The National Labor Relations Board issued a flurry of decisions last week making drastic changes in labor law from the previous administration’s Board. These decisions all reflect a new era at the Board and likely foreshadow more management-friendly decisions to come. Outlined below are the highlights of these three key decisions and the key takeaways for employers.
The Board’s new standard for evaluating workplace rules will allow employers to better fashion rules that address workplace needs. Employers should consider a full review of their policies and procedures in light of the Board’s new standard.
In The Boeing Co., 365 NLRB No. 154 (Dec. 14, 2017), the Board established a new standard for weighing the legality of employee handbook policies. Previously, the Board held that a policy is illegal if employees could “reasonably construe” it to bar them from exercising their rights to band together under the National Labor Relations Act. The Obama Board had used that standard in an expansive way to strike down a wide array of employer policies, including rules blocking workers from criticizing their employers on social media or making recordings in the workplace. Under the new standard, the Board will consider the “nature and extent” of a challenged rule’s “potential impact on NLRA rights” and the “legitimate justifications associated with the rule.” The decision also sets forth three categories into which the Board will classify rules — lawful, unlawful, or subject to individual scrutiny on a case-by-case basis.
Category 1 Rules
These are rules the Board considers lawful in all cases because they cannot be reasonably interpreted to interfere with workers’ rights or because any interference is outweighed by business interests. The Board noted that examples of Category 1 rules are “no camera rules,” rules promoting “harmonious interactions and relationships in the workplace,” and rules requiring employees to conduct themselves in a civil way. These are types of rules that had been found unlawful by the previous Board.
Category 2 Rules
These rules are legal in some cases depending on whether they interfere with employee rights and, if so, whether the impact is outweighed by other legitimate considerations.
Category 3 Rules
These rules are always unlawful because they interfere with workers’ rights in a way not outweighed by business interests. The Board noted an example of a Category 3 rule would be one that prohibits employees from communicating with each other about their wages and benefits.
Joint Employer Status
A joint-employer relationship will only be found where a second entity has actually exercised direct control over another entity’s employees. Employers now have more discretion to run their businesses without fear of joint-employer liability under the National Labor Relations Act.
In Browning-Ferris Industries, 362 NLRB No. 186 (2015), the Board had established a new standard for evaluating joint employer relationships by finding that two entities are joint employers where the second company exercises control over the first employer’s employees, or where the second employer might be able to exercise control, even if it had not done so.

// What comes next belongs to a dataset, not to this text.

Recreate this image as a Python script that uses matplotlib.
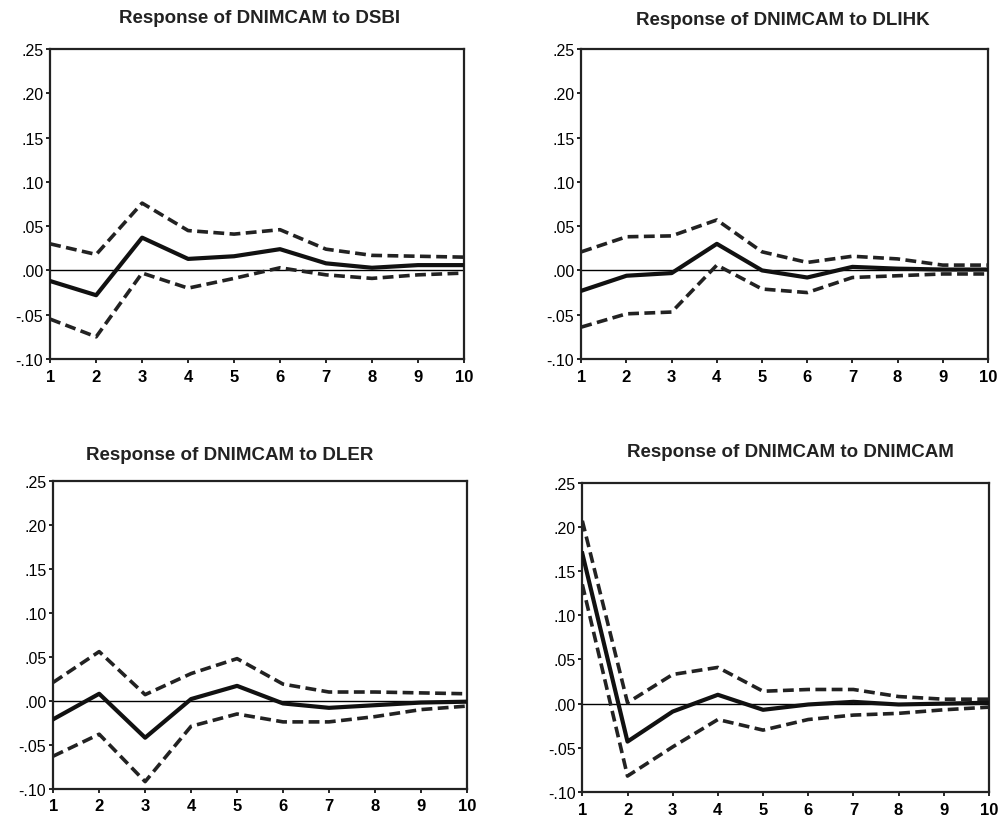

In Hy-Brand Industrial Contractors, 365 NLRB No. 156 (Dec. 14, 2017), the Board reversed Browning-Ferris and returned to a standard of finding joint-employer status where the second entity has actually exercised control over another entity’s employees in a direct and immediate way. This new test provides more certainty as to when a joint-employer relationship exists. Employers who have avoided business relationships due to joint-employer concerns can now re-evaluate such joint ventures in light of this decision.
The Board has returned to a “community of interest” analysis to determine what is an appropriate bargaining unit. Employers should consider analyzing their groupings of employees to determine if there are ways to develop facts that would support more favorable bargaining-unit configurations.
Under Specialty Healthcare, 357 NLRB 934 (2011), if a union petitioned for an election among a particular group of employees, and those employees shared a community of interest among themselves, the Board would not find the petitioned-for unit inappropriate unless the employer proved that the excluded employees shared an “overwhelming” community of interest with the petitioned-for group.
In PCC Structurals, 365 NLRB No. 160 (Dec. 15, 2017), the Board abandoned the “overwhelming” community-of-interest standard, stating that “there are sound policy reasons for returning to the traditional community-of-interest standard that the Board has applied throughout most of its history, which permits the Board to evaluate the interests of all employees — both those within and those outside the petitioned-for unit — without regard to whether these groups share an ‘overwhelming’ community of interests.” This revised standard will make it more difficult for unions to seek small groups of employees within larger organizations, which often disenfranchise employees who do not support union representation.